Bull City

When I was a child, my dad scored baseball games while listening to them on the radio. When Skip Caray, the play-by-play announcer for the Atlanta Braves, said, "batter reaches first on an outfield error," my dad made some hieroglyphic marks that included a short line, an E and a 7 with a mechanical pencil inside a tiny square on a gridded sheet of paper. He scored games throughout his childhood, and in his adult life, became an accountant. I am not sure which came first, his predilection to account, or his love of scoring baseball. He was a left-handed pitcher whose diving curve won him a couple of high school state championships, acceptance into a fine university, and made him a base hero in the Army. After he threw out his arm, he devoted his energy to being a fan. 

At the very core of the game of baseball is a duel between a pitcher and a batter.

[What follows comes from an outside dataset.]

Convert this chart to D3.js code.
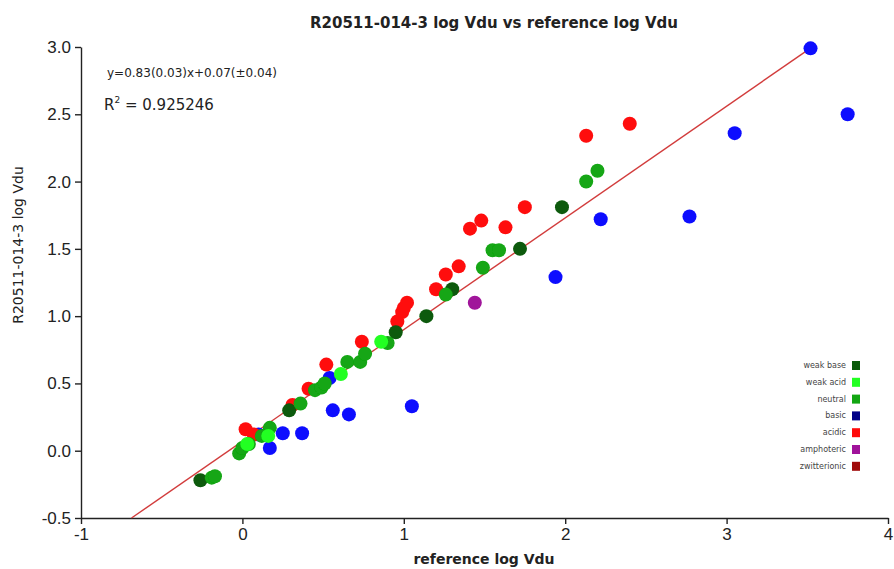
<!DOCTYPE html>
<html lang="en">
<head>
  <meta charset="UTF-8">
  <title>R20511-014-3 log Vdu vs reference log Vdu</title>
  <script src="https://d3js.org/d3.v7.min.js"></script>
  <style>
    body { margin: 0; background: #fff; }
    svg { display: block; font-family: "DejaVu Sans", sans-serif; }
    .axis path, .axis line { stroke: #222; stroke-width: 1.4px; }
    .axis text { font-size: 17px; fill: #222; }
  </style>
</head>
<body>
  <div id="chart"></div>
  <script>
    // data: [reference log Vdu, R20511-014-3 log Vdu]
    const basic = [[0.10,0.12],[0.17,0.02],[0.25,0.13],[0.37,0.13],[0.54,0.54],[0.56,0.30],[0.66,0.27],[1.05,0.33],
      [1.94,1.29],[2.22,1.72],[2.77,1.74],[3.05,2.36],[3.52,2.99],[3.75,2.50]];
    const acidic = [[0.02,0.16],[0.07,0.12],[0.31,0.34],[0.41,0.46],[0.52,0.64],[0.74,0.81],[0.96,0.96],[0.99,1.03],
      [1.00,1.06],[1.02,1.10],[1.20,1.20],[1.26,1.31],[1.34,1.37],[1.41,1.65],[1.48,1.71],[1.63,1.66],[1.75,1.81],
      [2.13,2.34],[2.40,2.43]];
    const amphoteric = [[1.44,1.10]];
    const zwitterionic = [];
    const weakBase = [[-0.26,-0.22],[0.29,0.30],[0.95,0.88],[1.14,1.00],[1.30,1.20],[1.72,1.50],[1.98,1.81]];
    const neutral = [[-0.19,-0.20],[-0.17,-0.19],[-0.02,-0.02],[0.00,0.02],[0.04,0.05],[0.12,0.11],[0.17,0.17],
      [0.36,0.35],[0.45,0.45],[0.49,0.47],[0.51,0.50],[0.65,0.66],[0.73,0.66],[0.76,0.72],[0.90,0.80],[1.26,1.16],
      [1.49,1.36],[1.55,1.49],[1.59,1.49],[2.13,2.00],[2.20,2.08]];
    const weakAcid = [[0.03,0.05],[0.16,0.11],[0.61,0.57],[0.86,0.81]];

    const legendNames = ['weak base', 'weak acid', 'neutral', 'basic', 'acidic', 'amphoteric', 'zwitterionic'];
    const legendColors = ['#0a5a0a', '#22ff22', '#12a612', '#000088', '#ff0a0a', '#a0129a', '#a00a0a'];

    // draw order (later on top)
    const series = [
      { pts: basic, color: '#0a0aff' },
      { pts: acidic, color: '#ff0a0a' },
      { pts: amphoteric, color: '#a0129a' },
      { pts: zwitterionic, color: '#a00a0a' },
      { pts: weakBase, color: '#0a5a0a' },
      { pts: neutral, color: '#12a612' },
      { pts: weakAcid, color: '#22ff22' }
    ];

    const slope = 0.83, intercept = 0.07;
    const fitX = [-0.687, 3.52];
    const xTicks = [-1, 0, 1, 2, 3, 4];
    const yTicks = [-0.5, 0, 0.5, 1, 1.5, 2, 2.5, 3];

    const W = 894, H = 569;
    const svg = d3.select('#chart').append('svg').attr('width', W).attr('height', H);

    const x = d3.scaleLinear().domain([-1, 4]).range([81, 888]);
    const y = d3.scaleLinear().domain([-0.5, 3]).range([518, 47]);

    svg.append('defs').append('filter').attr('id', 'soft')
      .append('feGaussianBlur').attr('stdDeviation', 0.6);

    // plain hyphen for negatives, like the original
    const fx = d => String(d);
    const fy = d => d.toFixed(1);

    svg.append('g').attr('class', 'axis')
      .attr('transform', `translate(0,${y(-0.5)})`)
      .call(d3.axisBottom(x).tickValues(xTicks).tickFormat(fx).tickSize(6).tickSizeOuter(0).tickPadding(4));

    svg.append('g').attr('class', 'axis')
      .attr('transform', `translate(${x(-1)},0)`)
      .call(d3.axisLeft(y).tickValues(yTicks).tickFormat(fy).tickSize(6).tickSizeOuter(0).tickPadding(4));

    // regression line
    svg.append('line')
      .attr('x1', x(fitX[0])).attr('y1', y(slope * fitX[0] + intercept))
      .attr('x2', x(fitX[1])).attr('y2', y(slope * fitX[1] + intercept))
      .attr('stroke', '#d23c3c').attr('stroke-width', 1.4);

    const pg = svg.append('g').attr('filter', 'url(#soft)');
    series.forEach(s => {
      pg.selectAll(null).data(s.pts).join('circle')
        .attr('cx', d => x(d[0])).attr('cy', d => y(d[1]))
        .attr('r', 7).attr('fill', s.color);
    });

    svg.append('text').attr('x', 494).attr('y', 28).attr('text-anchor', 'middle')
      .attr('font-size', 15).attr('font-weight', 'bold').attr('fill', '#222')
      .text('R20511-014-3 log Vdu vs  reference log Vdu');

    svg.append('text').attr('x', 107).attr('y', 77)
      .attr('font-size', 12).attr('fill', '#222')
      .text('y=0.83(0.03)x+0.07(±0.04)');

    const r2 = svg.append('text').attr('x', 104).attr('y', 110)
      .attr('font-size', 15).attr('fill', '#222');
    r2.append('tspan').text('R');
    r2.append('tspan').attr('font-size', 9).attr('dy', -7).text('2');
    r2.append('tspan').attr('dy', 7).text(' = 0.925246');

    svg.append('text').attr('transform', 'translate(23,245) rotate(-90)')
      .attr('text-anchor', 'middle').attr('font-size', 14).attr('fill', '#222')
      .text('R20511-014-3 log Vdu');

    svg.append('text').attr('x', 484).attr('y', 564).attr('text-anchor', 'middle')
      .attr('font-size', 14).attr('font-weight', 'bold').attr('fill', '#222')
      .text('reference log Vdu');

    const lg = svg.append('g');
    legendNames.forEach((n, i) => {
      const yy = 365 + i * 16.8;
      lg.append('text').attr('x', 846).attr('y', yy + 3).attr('text-anchor', 'end')
        .attr('font-size', 8).attr('fill', '#444').text(n);
      lg.append('rect').attr('x', 852).attr('y', yy - 4).attr('width', 8).attr('height', 9)
        .attr('fill', legendColors[i]);
    });
  </script>
</body>
</html>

Every single pitch is a facet of a drama that plays out over a game, a season, even a career. Marking scorecards is a testament to that drama. It requires being present to the most infinitesimal detail of the game, like early swings and foul balls, details that set the stage for double plays and home runs. Scoring a game can place you inside these drama of an at-bat. I think marking marks on scorecards brought my father a little closer to being back on the mound. 

I used Adam Sobesy's scorecards for this project. They are utterly complete. There is not a pitch thrown that wasn't accompanied by a mark made by Adam. He calls his method "old school," as it is unabridged and personal. His writing looks like my father's. The marks are made quickly and automatically, without regard to anyone else's ability to read them. Only Adam can truly translate them. After each game, he stores the scorecard in a filing cabinet in his office. Adam says that he almost never goes back to refer to a scorecard. It's not really about the record, but about the process. For a devotee of the game, scoring a game is like counting the Rosary. The process is a meditation on the tranquility of the baseball's rhythm, a rhythm that is occasionally interrupted by home runs.